__SET TASK__: Copy exactly the lines from the beginning of the data down to and including the line holding "years = [str(y) for y in range(1990, 2017)]", without any pictures.

__SOURCE MATERIAL__:
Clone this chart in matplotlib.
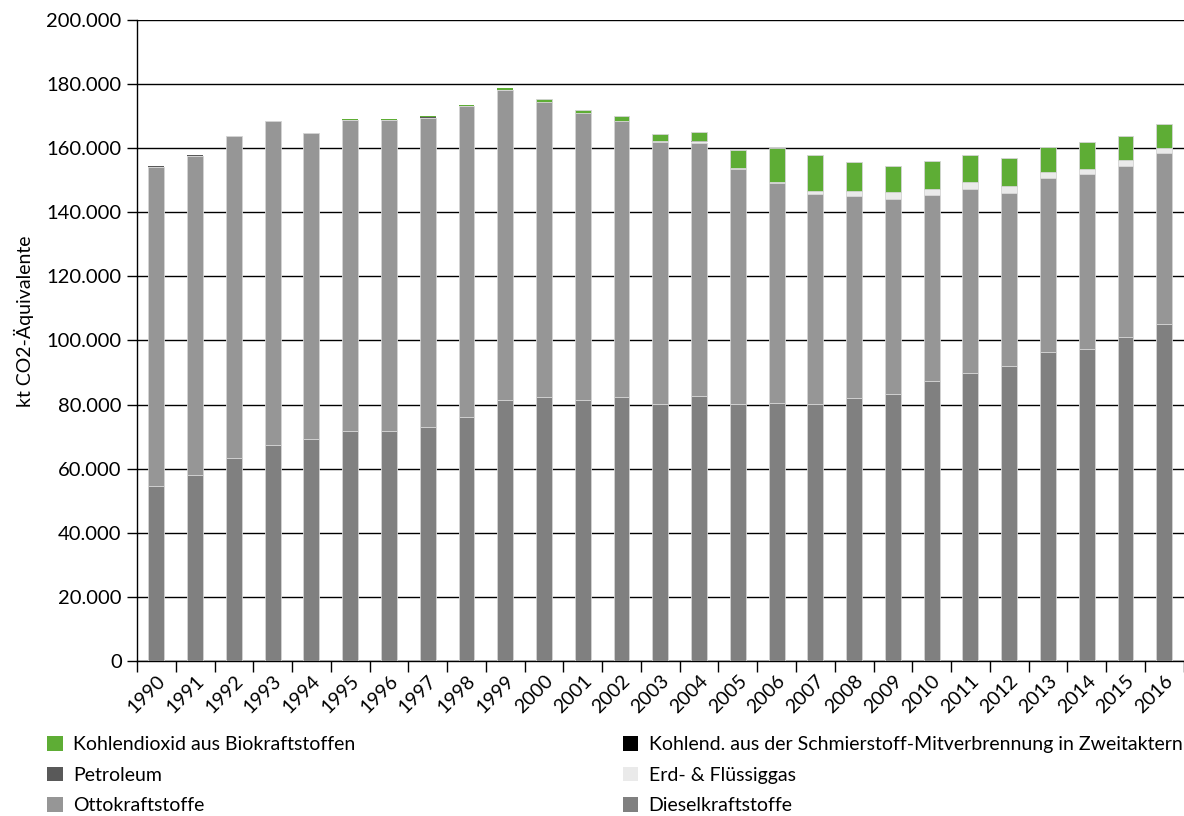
import matplotlib
matplotlib.use("Agg")
import matplotlib.pyplot as plt
from matplotlib.patches import Patch
from matplotlib.ticker import FuncFormatter, MultipleLocator
import numpy as np

plt.rcParams['font.family'] = ['Lato', 'DejaVu Sans']

years = [str(y) for y in range(1990, 2017)]

# Totals per year (kt CO2-Äquivalente, in thousands)
total = [154.4, 157.9, 163.8, 168.5, 164.7, 169.0, 169.0, 170.0, 173.5, 178.8,
         175.3, 171.9, 170.0, 164.4, 165.1, 159.4, 160.0, 157.9, 155.6, 154.4,
         156.0, 157.8, 156.8, 160.4, 161.8, 163.9, 167.6]
diesel = [54.6, 58.0, 63.3, 67.4, 69.3, 71.8, 71.8, 73.0, 76.1, 81.4,
          82.4, 81.4, 82.4, 80.2, 82.7, 80.2, 80.5, 80.2, 82.1, 83.3,
          87.4, 89.9, 92.0, 96.4, 97.3, 101.1, 105.1]
bio = [0.0, 0.0, 0.0, 0.0, 0.0, 0.3, 0.2, 0.4, 0.3, 0.6,
       0.9, 1.0, 1.4, 2.2, 3.0, 5.6, 10.4, 11.2, 9.0, 8.1,
       8.6, 8.3, 8.6, 7.9, 8.2, 7.6, 7.5]
gas = [0.0, 0.0, 0.0, 0.0, 0.0, 0.0, 0.0, 0.0, 0.0, 0.0,
       0.0, 0.0, 0.1, 0.1, 0.3, 0.3, 0.3, 0.8, 1.5, 2.0,
       1.9, 2.1, 2.0, 1.9, 1.7, 1.7, 1.6]
petroleum = [0.4, 0.3, 0.1, 0.05, 0.05, 0.02, 0.02, 0.02, 0.02, 0.02,
             0.02, 0.02, 0.02, 0.02, 0.02, 0.02, 0.02, 0.02, 0.02, 0.02,
             0.02, 0.02, 0.02, 0.02, 0.02, 0.02, 0.02]
zweitakt = [0.02, 0.02, 0.02, 0.02, 0.02, 0.02, 0.02, 0.02, 0.02, 0.02,
            0.02, 0.02, 0.02, 0.02, 0.02, 0.02, 0.02, 0.02, 0.02, 0.02,
            0.02, 0.02, 0.02, 0.02, 0.02, 0.02, 0.02]
otto = [t - d - b - g - p - z for t, d, b, g, p, z in
        zip(total, diesel, bio, gas, petroleum, zweitakt)]

series = [
    ("Dieselkraftstoffe", diesel, "#808080"),
    ("Ottokraftstoffe", otto, "#969696"),
    ("Erd- & Flüssiggas", gas, "#EAEAEA"),
    ("Petroleum", petroleum, "#595959"),
    ("Kohlend. aus der Schmierstoff-Mitverbrennung in Zweitaktern", zweitakt, "#000000"),
    ("Kohlendioxid aus Biokraftstoffen", bio, "#5EAD35"),
]

fig = plt.figure(figsize=(11.84, 8.16), dpi=100)
ax = fig.add_axes([0.1157, 0.19, 0.884, 0.7855])

x = np.arange(len(years))
bottom = np.zeros(len(years))
for name, vals, col in series:
    v = np.array(vals) * 1000
    lw = np.where(v > 600, 0.6, 0.0)
    ax.bar(x, v, width=0.41, bottom=bottom, color=col, edgecolor="#d4d4d4",
           linewidth=lw, zorder=3)
    bottom += v

ax.set_xlim(-0.5, len(years) - 0.5)
ax.set_ylim(0, 200000)
ax.yaxis.set_major_locator(MultipleLocator(20000))
ax.yaxis.set_major_formatter(FuncFormatter(
    lambda v, p: "0" if v == 0 else f"{int(v):,}".replace(",", ".")))
ax.grid(axis="y", color="black", linewidth=1.0, zorder=0)

for s in ("top", "right"):
    ax.spines[s].set_visible(False)
ax.spines["left"].set_linewidth(1.0)
ax.spines["bottom"].set_linewidth(1.0)

ax.set_xticks(x)
ax.set_xticklabels(years, rotation=45, ha="right", rotation_mode="anchor",
                   fontsize=14)
ax.tick_params(axis="x", which="major", length=0, pad=8)
ax.set_xticks(np.arange(-0.5, len(years)), minor=True)
ax.tick_params(axis="x", which="minor", length=8, width=1, direction="out")
ax.tick_params(axis="y", length=7, width=1, labelsize=14.5, pad=4)

ax.set_ylabel("kt CO2-Äquivalente", fontsize=14)
ax.yaxis.set_label_coords(-0.098, 0.53)

# Two legend columns, filled row by row
col_left = [5, 3, 1]
col_right = [4, 2, 0]
for idx, x0 in ((col_left, 0.040), (col_right, 0.526)):
    handles = [Patch(facecolor=series[i][2], edgecolor="none",
                     label=series[i][0]) for i in idx]
    fig.legend(handles=handles, loc="upper left",
               bbox_to_anchor=(x0, 0.098), ncol=1, frameon=False,
               fontsize=14, handlelength=0.78, handleheight=0.78,
               handletextpad=0.55, labelspacing=0.70,
               borderaxespad=0, borderpad=0)

fig.savefig("out.png", dpi=100)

__ANSWER TO THE EXERCISE__:
Clone this chart in matplotlib.
import matplotlib
matplotlib.use("Agg")
import matplotlib.pyplot as plt
from matplotlib.patches import Patch
from matplotlib.ticker import FuncFormatter, MultipleLocator
import numpy as np

plt.rcParams['font.family'] = ['Lato', 'DejaVu Sans']

years = [str(y) for y in range(1990, 2017)]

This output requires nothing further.